2019 Kabul mosque bombing
- Date: 24 May 2019
- Time: 1:20 pm
- Location: Kabul, Afghanistan;
- Type: Bombing
- Deaths: 3
- Injuries: 20

= 2019 Kabul mosque bombing =

2019 bombing at a mosque in Kabul, Afghanistan

The 2019 Kabul mosque bombing occurred around 01:20pm (08:50 GMT) on 24 May 2019, while worshippers and the imam were inside the Al-Taqwa mosque for Friday prayer. The explosives were placed in the mosque's microphone which was used by the imam. At least three people were killed, including the imam, Samiullah Rayhan, and nearly 20 people were injured. So far, no group or individual has claimed to be responsible for the attack.

==Incident==
A bombing attack happened in Al-Taqwa mosque in Kabul, around 01:20pm (08:50 GMT), and killed or injured dozens of worshippers who came for Friday prayer. Two people, including a scholar, Samiullah Rayhan, were killed and at least 16 wounded after a bomb explosion. Although the Taliban regularly stages attacks in the area, Nasrat Rahimi, a spokesman for the Afghan Ministry of Interior Affairs said, the Taliban is responsible for the attack. A spokesman for the Taliban’s group denied Rahimi's claim. After Taliban’s new leader appointment, Mawlawi Haibatullah Akhundzada, the number of attack to religious person increased. A district police official, Jan Agha, said the bomb was fixed in the mosque microphone which was used by the mosque imam, Mawlawi Samiullah Raihan.

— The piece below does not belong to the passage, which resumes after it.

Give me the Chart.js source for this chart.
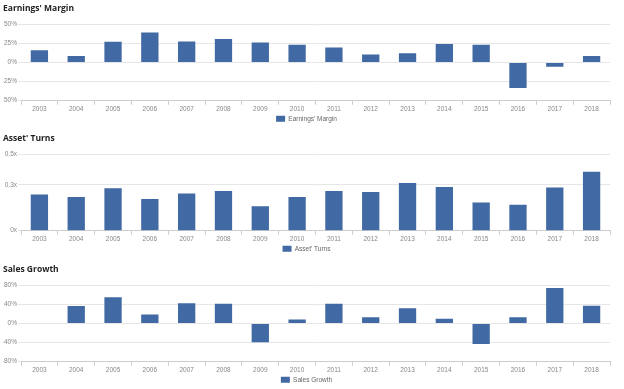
<!DOCTYPE html>
<html>
<head>
<meta charset="utf-8">
<script src="https://cdn.jsdelivr.net/npm/chart.js@4/dist/chart.umd.min.js"></script>
<style>
  html, body { margin: 0; padding: 0; background: #fff; }
  .box { position: absolute; left: 0; width: 624px; height: 130px; }
</style>
</head>
<body>
<div class="box" style="top:0"><canvas id="c1"></canvas></div>
<div class="box" style="top:130px"><canvas id="c2"></canvas></div>
<div class="box" style="top:261px"><canvas id="c3"></canvas></div>
<script>
const years = ['2003', '2004', '2005', '2006', '2007', '2008', '2009', '2010',
  '2011', '2012', '2013', '2014', '2015', '2016', '2017', '2018']

// values
const earningsMargin = [16, 8.5, 27, 39, 27.5, 30.5, 26, 23, 19.5, 10.5, 12, 24, 23, -33.5, -5.5, 8.5]
const assetTurns = [0.236, 0.221, 0.277, 0.207, 0.243, 0.259, 0.16, 0.221,
  0.259, 0.253, 0.311, 0.286, 0.185, 0.169, 0.282, 0.385]
const salesGrowth = [null, 36.5, 55, 18.5, 42, 41, -39.5, 8.5, 41, 13, 32, 10, -43, 13, 74, 37]

const marginTicks = [-50, -25, 0, 25, 50]
const turnsTicks = [0, 0.3, 0.5]
const growthTicks = [-80, -40, 0, 40, 80]

const barColor = '#4169a4'
const tickFont = { family: 'Arial, "Liberation Sans", sans-serif', size: 6.5 }

const makeChart = (id, title, label, values, ticks, fmt) =>
  new Chart(document.getElementById(id), {
    type: 'bar',
    data: {
      labels: years,
      datasets: [{
        label,
        data: values,
        backgroundColor: barColor,
        barPercentage: 0.47,
        categoryPercentage: 1,
      }],
    },
    options: {
      responsive: true,
      maintainAspectRatio: false,
      animation: false,
      layout: { padding: { left: 3, right: 14, top: 0, bottom: -2 } },
      plugins: {
        title: {
          display: true,
          text: title,
          align: 'start',
          color: '#222',
          font: { family: '"Open Sans", Arial, sans-serif', size: 8.5, weight: 'bold' },
          padding: { top: 3, bottom: 11 },
        },
        legend: {
          position: 'bottom',
          labels: {
            boxWidth: 9,
            boxHeight: 6,
            padding: 1,
            color: '#666',
            font: { family: 'Arial, "Liberation Sans", sans-serif', size: 6.5 },
          },
        },
        tooltip: { enabled: false },
      },
      scales: {
        x: {
          offset: true,
          grid: {
            offset: true,
            drawOnChartArea: false,
            tickLength: 4,
            color: '#ccc',
          },
          border: { color: '#ccc' },
          ticks: { color: '#888', font: tickFont, padding: 1, maxRotation: 0 },
        },
        y: {
          min: ticks[0],
          max: ticks[ticks.length - 1],
          afterBuildTicks: (scale) => {
            scale.ticks = ticks.map((v) => ({ value: v }))
          },
          afterFit: (scale) => {
            scale.width = 18
          },
          grid: { color: '#e6e6e6', tickLength: 3 },
          border: { display: false },
          ticks: {
            color: '#888',
            font: tickFont,
            padding: 1,
            callback: fmt,
          },
        },
      },
    },
  })

makeChart('c1', "Earnings' Margin", "Earnings' Margin", earningsMargin, marginTicks, (v) => v + '%')
makeChart('c2', "Asset' Turns", "Asset' Turns", assetTurns, turnsTicks, (v) => v + 'x')
makeChart('c3', 'Sales Growth', 'Sales Growth', salesGrowth, growthTicks, (v) => v + '%')
</script>
</body>
</html>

Samiullah Rayhan, 36, a father of four children, was an imam at Al-Taqwa mosque. He was a parliamentary adviser and the host of a daily religious television show. His support for the families of fallen Afghan soldiers, condemnation of the Taliban’s suicide bombings, women’s rights, and cooperation between Western military forces and the Afghan government were the main reasons for being targeted in the attack. Firdaws Faramarz, a police spokesman said, the bomb explosion happened near the altar of the Al-Taqwa mosque, a place used by the mosque leader to initiate the prayers.

According to the New York Times, Afghanistan's situation is difficult for religious scholars because supporting either the government or the Taliban lead to being targeted by the other.

==Reactions==
President Ashraf Ghani condemned the mosque attack as a terrorist act.